The women's movement in the 1960s-1970s continued to be white-centric. At this point, many black women gave up hope of aligning themselves with a movement that did not want them involved. Instead, they tried to find their place within racial movements. By 1966, sixty percent of the Black Panther Party members were black women, and was only one of the groups fighting to end racism that women joined. However, they face obstacles in this realm as well. Where feminist groups thought race issues were a distraction from their cause, race groups tended to have men in power who thought gender issues should take a back seat to race issues.
The following decades were not much brighter in regards to hope for an inclusive feminist movement. In 1974, a white jailer raped Joan Little while she was serving her prison sentence.
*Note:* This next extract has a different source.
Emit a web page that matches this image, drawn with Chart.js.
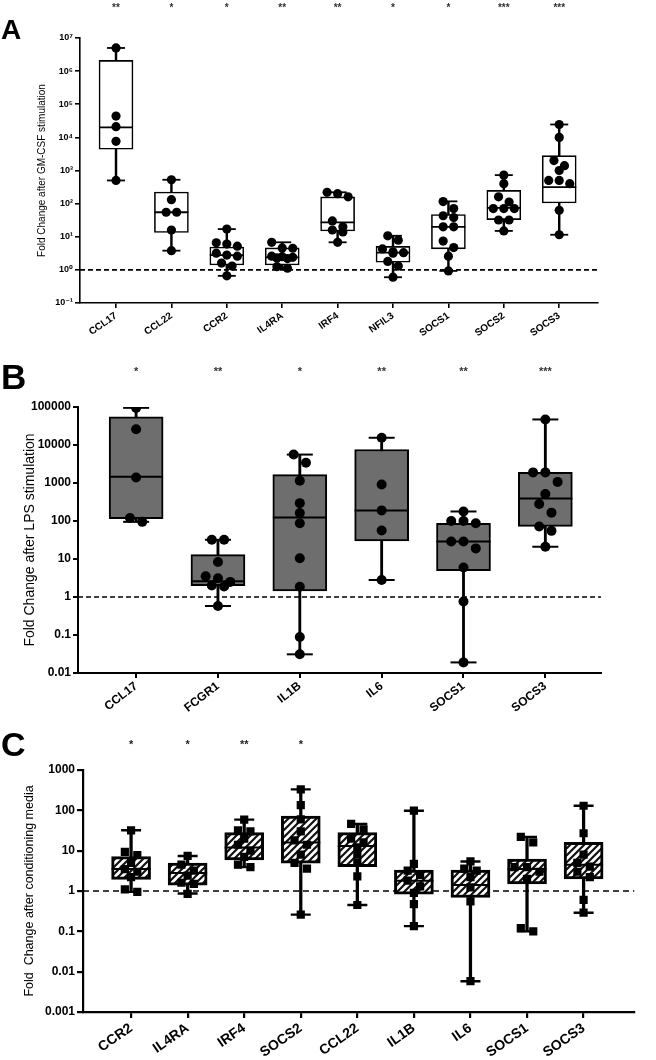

During the attack, she was able to secure a weapon and stab her rapist, killing him on the spot. Despite being found with his pants around his ankles and semen running down his thighs, Little was charged with his murder and sentenced to death. She was acquitted the following year, after public outcry and organized protests. However, being seen as more of a race issue than a gender issue, those protesters were mainly women of color. Again, proving there was little to no intersectionality among the feminist movement. As black women were seen as closer to black men than white women, making feminist see their issues as part of the race movement, not gender movement. The issue of unequal imprisonment rates continued to trouble women of color, and continued to be considered a race-only issue.